Clara Meister will be giving a virtual talk on Wednesday, July 14th, from 10am — 11am. Zoom information will be distributed via the Berkeley NLP Seminar listserv. Please note this differs from our usual time slot.

Title: Evidence for the uniform information density hypothesis in modern NLP models

Abstract: In this talk, I will review two recent works that have operationalized the uniform information density (UID) hypothesis for use in models of natural language processing. In machine translation, it has been frequently observed that texts assigned high probability (i.e., low surprisal) are not necessarily what humans perceive to be high quality language. Alternatively, text decoded using beam search, a popular heuristic decoding method, often scores well in terms of both qualitative and automatic evaluation metrics, such as BLEU. We show that beam search can be framed as a UID-enforcing decoding objective and that there exists a strong relationship between BLEU and the extent to which UID is adhered to in natural language text.

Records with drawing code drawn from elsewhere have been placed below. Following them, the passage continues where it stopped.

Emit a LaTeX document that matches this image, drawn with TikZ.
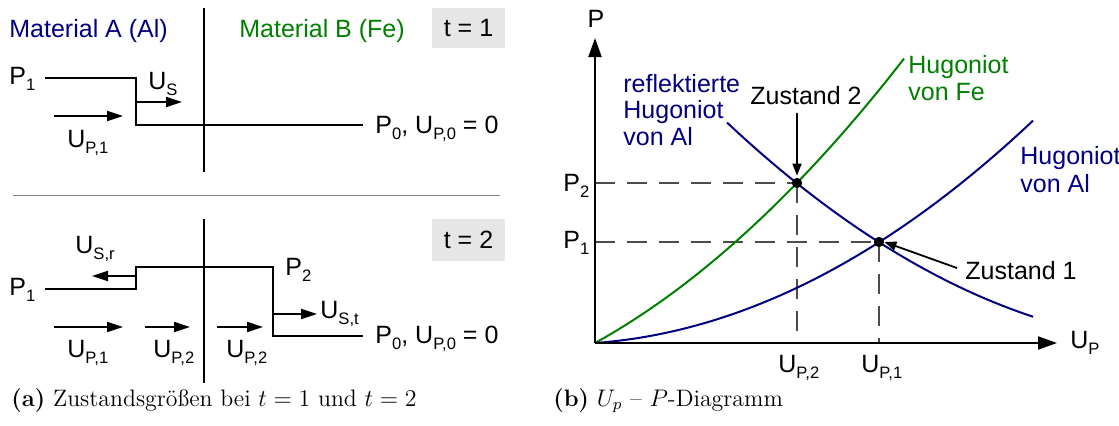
\documentclass[tikz,border=0pt]{standalone}
\usepackage{fontspec}
\newfontfamily\arialf{Liberation Sans}
\usetikzlibrary{arrows.meta}
\definecolor{navy}{RGB}{0,0,128}
\definecolor{fegreen}{RGB}{0,128,0}
\definecolor{boxgray}{RGB}{230,230,230}
\definecolor{sepgray}{RGB}{130,130,130}
\newcommand{\sbs}[1]{\raisebox{-3.2pt}{\fontsize{8.3}{9}\selectfont #1}}
\begin{document}
\begin{tikzpicture}[x=0.5pt,y=-0.5pt,
  lbl/.style={font=\arialf\fontsize{12.5}{14}\selectfont, inner sep=0pt, anchor=base west},
  clbl/.style={lbl, anchor=base},
  captxt/.style={font=\fontsize{11.9}{14}\selectfont, inner sep=0pt, anchor=base west},
  tbox/.style={font=\arialf\fontsize{12.5}{14}\selectfont, fill=boxgray, inner sep=0pt,
               minimum width=36.5pt},
  wall/.style={line width=1pt},
  front/.style={line width=1pt, line join=miter},
  arr/.style={line width=1pt, -{Triangle[length=8pt,width=5pt]}},
  axis/.style={line width=1pt, -{Triangle[length=9.5pt,width=6.5pt]}},
  guide/.style={line width=0.65pt, black!70, dash pattern=on 10pt off 6pt},
  pointer/.style={line width=0.9pt, -{Triangle[length=6pt,width=4.5pt]}},
  curve/.style={line width=1pt},
  dot/.style={circle, fill=black, inner sep=0pt, minimum size=5pt}]
\useasboundingbox (0,0) rectangle (1119,425);

% ---------------- left panel, t = 1 ----------------
\node[lbl, text=navy] (matA) at (9,37) {Material A (Al)};
\node[lbl, text=fegreen] (matB) at (239,37) {Material B (Fe)};
\node[tbox, minimum height=20pt] (box1) at (468.5,28) {t = 1};
\draw[wall] (204,8) -- (204,172);
\node[lbl] (p1a) at (9,84) {P\sbs{1}};
\draw[front] (45,78) -- (136,78) -- (136,125) -- (363,125);
\coordinate (usA) at (136,102);
\coordinate (usB) at (182,102);
\draw[arr] (usA) -- (usB);
\node[lbl] (us) at (148,89) {U\sbs{S}};
\coordinate (upA) at (54,116);
\coordinate (upB) at (123,116);
\draw[arr] (upA) -- (upB);
\node[lbl] (up1a) at (67,147) {U\sbs{P,1}};
\node[lbl] (p0a) at (375,133) {P\sbs{0}, U\sbs{P,0} = 0};

% separator
\draw[sepgray, line width=0.7pt] (13,195.5) -- (500,195.5);

% ---------------- left panel, t = 2 ----------------
\node[tbox, minimum height=21pt] (box2) at (468.5,240) {t = 2};
\draw[wall] (204,219) -- (204,383);
\draw[front] (45,289) -- (136,289) -- (136,267) -- (273,267) -- (273,336) -- (363,336);
\node[lbl] (p1b) at (9,295) {P\sbs{1}};
\node[lbl] (p2) at (285,275) {P\sbs{2}};
\coordinate (usrA) at (136,276);
\coordinate (usrB) at (92,276);
\draw[arr] (usrA) -- (usrB);
\node[lbl] (usr) at (75,253) {U\sbs{S,r}};
\coordinate (ustA) at (273,314);
\coordinate (ustB) at (317,314);
\draw[arr] (ustA) -- (ustB);
\node[lbl] (ust) at (320,318) {U\sbs{S,t}};
\coordinate (a1A) at (54,327);  \coordinate (a1B) at (123,327);
\coordinate (a2A) at (145,327); \coordinate (a2B) at (190,327);
\coordinate (a3A) at (217,327); \coordinate (a3B) at (263,327);
\draw[arr] (a1A) -- (a1B);
\draw[arr] (a2A) -- (a2B);
\draw[arr] (a3A) -- (a3B);
\node[lbl] (up1b) at (67,357) {U\sbs{P,1}};
\node[lbl] (up2b) at (153,357) {U\sbs{P,2}};
\node[lbl] (up2c) at (226,357) {U\sbs{P,2}};
\node[lbl] (p0b) at (375,343) {P\sbs{0}, U\sbs{P,0} = 0};

\node[captxt] (capA) at (11,406) {\textbf{(a)} Zustandsgrößen bei $t=1$ und $t=2$};

% ---------------- right panel ----------------
\coordinate (O) at (595,343);
\coordinate (Ptip) at (595,38);
\coordinate (Utip) at (1057,343);
\node[dot] (d2) at (797,183) {};
\node[dot] (d1) at (879,242) {};

\draw[guide] (O |- d2) -- (d2.center);
\draw[guide] (O |- d1) -- (d1.center);
\draw[guide] (d2.center) -- (d2 |- O);
\draw[guide] (d1.center) -- (d1 |- O);

\draw[curve, fegreen] plot[domain=0:309, samples=80, smooth]
  ({595+\x},{343-(0.5526*\x+0.001186*\x*\x)});
\draw[curve, navy] plot[domain=0:438, samples=80, smooth]
  ({595+\x},{343-(0.07327*\x+0.0009943*\x*\x)});
\draw[curve, navy] plot[domain=132:438, samples=80, smooth]
  ({595+\x},{343-(0.07327*(568-\x)+0.0009943*(568-\x)*(568-\x))});

\draw[axis] (O) -- (Ptip);
\draw[axis] (O) -- (Utip);

\node[dot] at (d2) {};
\node[dot] at (d1) {};

\node[clbl] (plab) at (596,27) {P};
\node[lbl] (ulab) at (1070,348) {U\sbs{P}};
\node[lbl] (p2lab) at (563,191) {P\sbs{2}};
\node[lbl] (p1lab) at (563,248) {P\sbs{1}};
\node[lbl] (up2lab) at (778,372) {U\sbs{P,2}};
\node[lbl] (up1lab) at (861,372) {U\sbs{P,1}};

\node[lbl] (z2) at (750,104) {Zustand 2};
\draw[pointer] (d2 |- z2.south) ++(0,8) -- ([yshift=1pt]d2.north);
\node[lbl] (z1) at (965,279) {Zustand 1};
\coordinate (z1start) at (957,268);
\draw[pointer] (z1start) -- (d1.east);

\node[lbl, text=navy] (refl1) at (623,92) {reflektierte};
\node[lbl, text=navy] (refl2) at (623,118) {Hugoniot};
\node[lbl, text=navy] (refl3) at (623,145) {von Al};
\node[lbl, text=fegreen] (hfe1) at (908,73) {Hugoniot};
\node[lbl, text=fegreen] (hfe2) at (908,100) {von Fe};
\node[lbl, text=navy] (hal1) at (1020,164) {Hugoniot};
\node[lbl, text=navy] (hal2) at (1020,192) {von Al};

\node[captxt] (capB) at (553,406) {\textbf{(b)} $U_p$ -- $P$-Diagramm};
\end{tikzpicture}
\end{document}
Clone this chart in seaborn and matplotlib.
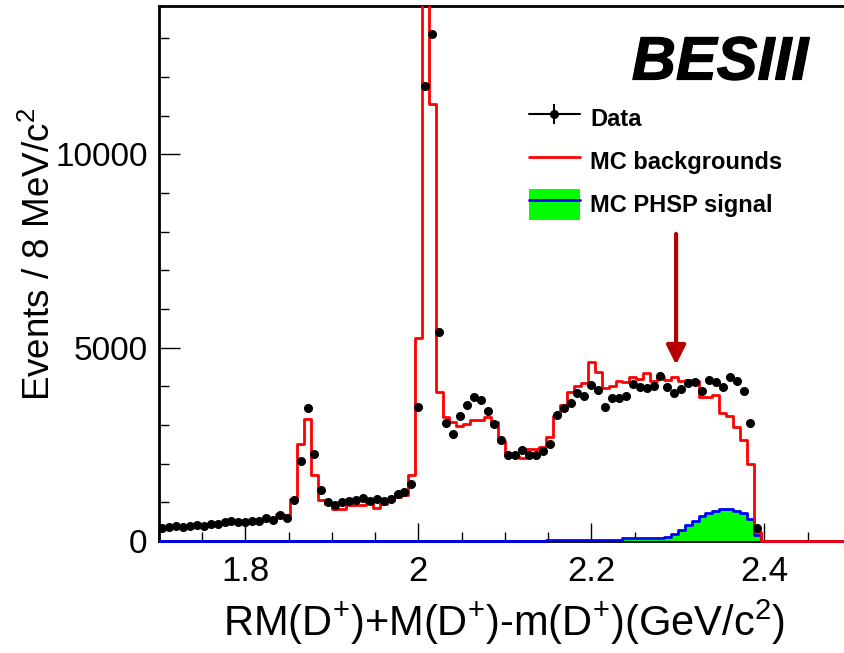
import numpy as np
import pandas as pd
import matplotlib
matplotlib.use("Agg")
import matplotlib.pyplot as plt
import matplotlib.patheffects as pe
import seaborn as sns
from matplotlib.lines import Line2D
from matplotlib.patches import Patch, Rectangle
from matplotlib.legend_handler import HandlerTuple
from matplotlib.ticker import MultipleLocator, FixedLocator

sns.set_theme(style="ticks")
plt.rcParams['font.family'] = ['Liberation Sans', 'DejaVu Sans']
plt.rcParams['mathtext.fontset'] = 'custom'
plt.rcParams['mathtext.rm'] = 'Liberation Sans'
plt.rcParams['mathtext.it'] = 'Liberation Sans:italic'
plt.rcParams['mathtext.bf'] = 'Liberation Sans:bold'
plt.rcParams['mathtext.default'] = 'regular'
for k in ['text.color', 'axes.labelcolor', 'xtick.color', 'ytick.color', 'axes.edgecolor']:
    plt.rcParams[k] = 'black'

# ---------------- data (8 MeV bins from 1.70 to 2.50 GeV) ----------------
x_lo = 1.7
bin_w = 0.008
n_bins = 100

data_counts = [343, 369, 386, 360, 395, 404, 386, 438, 455, 481,
               515, 481, 490, 515, 523, 585, 541, 678, 610, 1074,
               2062, 3440, 2242, 1332, 1010, 925, 1000, 1035, 1074, 1110,
               1040, 1078, 1035, 1100, 1211, 1280, 1465, 3461, 11770, 13110,
               5394, 3055, 2758, 3240, 3523, 3728, 3660, 3359, 3028, 2603,
               2216, 2216, 2367, 2229, 2238, 2320, 2500, 3265, 3436, 3565,
               3832, 3746, 4046, 3918, 3462, 3694, 3703, 3763, 4063, 3995,
               3961, 4003, 4278, 3995, 3832, 3935, 4089, 4106, 3874, 4175,
               4106, 3995, 4235, 4132, 3892, 3059, 343]

mc_backgrounds = [330, 360, 370, 375, 385, 395, 400, 420, 440, 455,
                  470, 475, 480, 495, 520, 545, 545, 713, 670, 1100,
                  2517, 3150, 1715, 1057, 960, 842, 842, 928, 928, 928,
                  1013, 868, 971, 1050, 1130, 1200, 1710, 5240, 16000, 11300,
                  3860, 3205, 3075, 2968, 3020, 3125, 3125, 3196, 3075, 2580,
                  2250, 2200, 2140, 2389, 2389, 2430, 2689, 3247, 3520, 3850,
                  4000, 4090, 4622, 4380, 3950, 4000, 4149, 4106, 4235, 4192,
                  4347, 4150, 4253, 4175, 4235, 4149, 4160, 4150, 3737, 3737,
                  3780, 3300, 3247, 2946, 2610, 1990, 225, 0, 0, 0,
                  0, 0, 0, 0, 0, 0, 0, 0, 0, 0]

mc_phsp_signal = [0] * 56 + [40] * 11 + [75] * 6 + [110, 190, 275, 412, 530,
                  653, 720, 778, 825, 825, 782, 720, 560, 150] + [0] * 13

edges = [x_lo + bin_w * i for i in range(n_bins + 1)]
centers = [e + bin_w / 2 for e in edges[:-1]]

df_mc = pd.DataFrame({"x": centers, "bkg": mc_backgrounds, "sig": mc_phsp_signal})
df_data = pd.DataFrame({"x": centers[:len(data_counts)], "n": data_counts})

# ---------------- figure ----------------
W, H = 844, 653
fig = plt.figure(figsize=(W / 100, H / 100), dpi=100)
ax_left, ax_right, ax_top, ax_bot = 158.8, 844.0, 6.2, 541.1
ax = fig.add_axes([ax_left / W, (H - ax_bot) / H, (ax_right - ax_left) / W, (ax_bot - ax_top) / H])

px_per_gev = 865.0
x_hi = x_lo + (ax_right - ax_left) / px_per_gev
y_hi = (ax_bot - ax_top) / 0.03868


def clip_slightly_below(artist):
    # let zero-level outlines show fully on top of the bottom frame line
    artist.set_clip_path(Rectangle((0, -0.02), 1, 1.02, transform=ax.transAxes))


# signal: green fill + blue outline
sns.histplot(data=df_mc, x="x", weights="sig", bins=edges, element="step", fill=True,
             color="#00ff00", alpha=1.0, linewidth=0, ax=ax, zorder=3)
n0 = len(ax.lines)
sns.histplot(data=df_mc, x="x", weights="sig", bins=edges, element="step", fill=False,
             color="#0000ff", linewidth=2.0, ax=ax, zorder=4)
# backgrounds: red outline
sns.histplot(data=df_mc, x="x", weights="bkg", bins=edges, element="step", fill=False,
             color="#ff0000", linewidth=2.0, ax=ax, zorder=4)
for ln in ax.lines[n0:]:
    clip_slightly_below(ln)

# data points with errors
ax.errorbar(df_data["x"], df_data["n"], yerr=np.sqrt(df_data["n"]), xerr=bin_w / 2,
            fmt="o", color="black", ms=5.5, elinewidth=1.3, capsize=0, zorder=6)

ax.set_xlim(x_lo, x_hi)
ax.set_ylim(0, y_hi)

# arrow
ax.annotate("", xy=(2.298, 4560), xytext=(2.298, 7940),
            arrowprops=dict(arrowstyle="-|>", color="#b50000", lw=3,
                            mutation_scale=29, shrinkA=0, shrinkB=0), zorder=7)

# ticks
ax.xaxis.set_major_locator(FixedLocator([1.8, 2.0, 2.2, 2.4]))
ax.set_xticklabels(["1.8", "2", "2.2", "2.4"])
ax.xaxis.set_minor_locator(MultipleLocator(0.05))
ax.yaxis.set_major_locator(FixedLocator([0, 5000, 10000]))
ax.yaxis.set_minor_locator(MultipleLocator(1000))
ax.tick_params(axis="x", which="major", direction="in", length=13, width=1.0,
               labelsize=25, pad=10, top=False)
ax.tick_params(axis="x", which="minor", direction="in", length=6.7, width=1.0, top=False)
ax.tick_params(axis="y", which="major", direction="in", length=14.9, width=1.0,
               labelsize=24, pad=8, right=False)
ax.tick_params(axis="y", which="minor", direction="in", length=7.4, width=1.0, right=False)

for side in ["left", "bottom", "top"]:
    ax.spines[side].set_linewidth(2)
    ax.spines[side].set_color("black")
ax.spines["right"].set_visible(False)

ax.set_xlabel("RM(D$^{+}$)+M(D$^{+}$)-m(D$^{+}$)(GeV/c$^{2}$)", fontsize=30)
ax.xaxis.set_label_coords(0.503, -0.105)
ax.set_ylabel("Events / 8 MeV/c$^{2}$", fontsize=26.5)
ax.yaxis.set_label_coords(-0.1477, 0.535)

# BESIII
ax.text(0.6903, 0.863, "BESIII", transform=ax.transAxes, fontsize=44,
        fontweight="bold", fontstyle="italic", ha="left", va="baseline", zorder=8,
        path_effects=[pe.withStroke(linewidth=0.9, foreground="black")])

# legend
data_handle = (Line2D([], [], color="black", lw=1.5),
               Line2D([], [], color="black", marker="|", ms=14, mew=1.5, ls="none"),
               Line2D([], [], color="black", marker="o", ms=5.5, ls="none"))
bkg_handle = Line2D([], [], color="#ff0000", lw=2)
sig_handle = (Patch(facecolor="#00ff00", edgecolor="none"),
              Line2D([], [], color="#0000ff", lw=2))
ax.legend([data_handle, bkg_handle, sig_handle],
          ["Data", "MC backgrounds", "MC PHSP signal"],
          handler_map={tuple: HandlerTuple(ndivide=1, pad=0)},
          loc="upper left", bbox_to_anchor=(0.5400, 0.8199), frameon=False,
          prop={"weight": "bold", "size": 17}, handlelength=2.15, handleheight=1.643,
          handletextpad=0.45, labelspacing=0.51, borderpad=0, borderaxespad=0)

fig.savefig("out.png", dpi=100)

In a follow up work, we explore the effects of directly incorporating an operationalization of UID into a language model’s training objective. Specifically, we augment the canonical MLE objective with a regularizer that encodes UID. In experiments on ten languages spanning five language families, we find that using UID regularization consistently improves perplexity in language models, having a larger effect when training data is limited. Moreover, via an analysis of generated sequences, we find that UID-regularized language models have other desirable properties, e.g., they generate text that is more lexically diverse.

arxiv.org/abs/2010.02650
arxiv.org/abs/2105.07144

Bio: Clara is a second year PhD in Computer Science with Professor Ryan Cotterell at ETH Zürich. She received her Master’s and Bachelor’s degrees in Computational and Mathematical Engineering from Stanford University. Her research focuses include decoding methods for language generators, analysis techniques for language models, and the general application of statistical methods to NLP.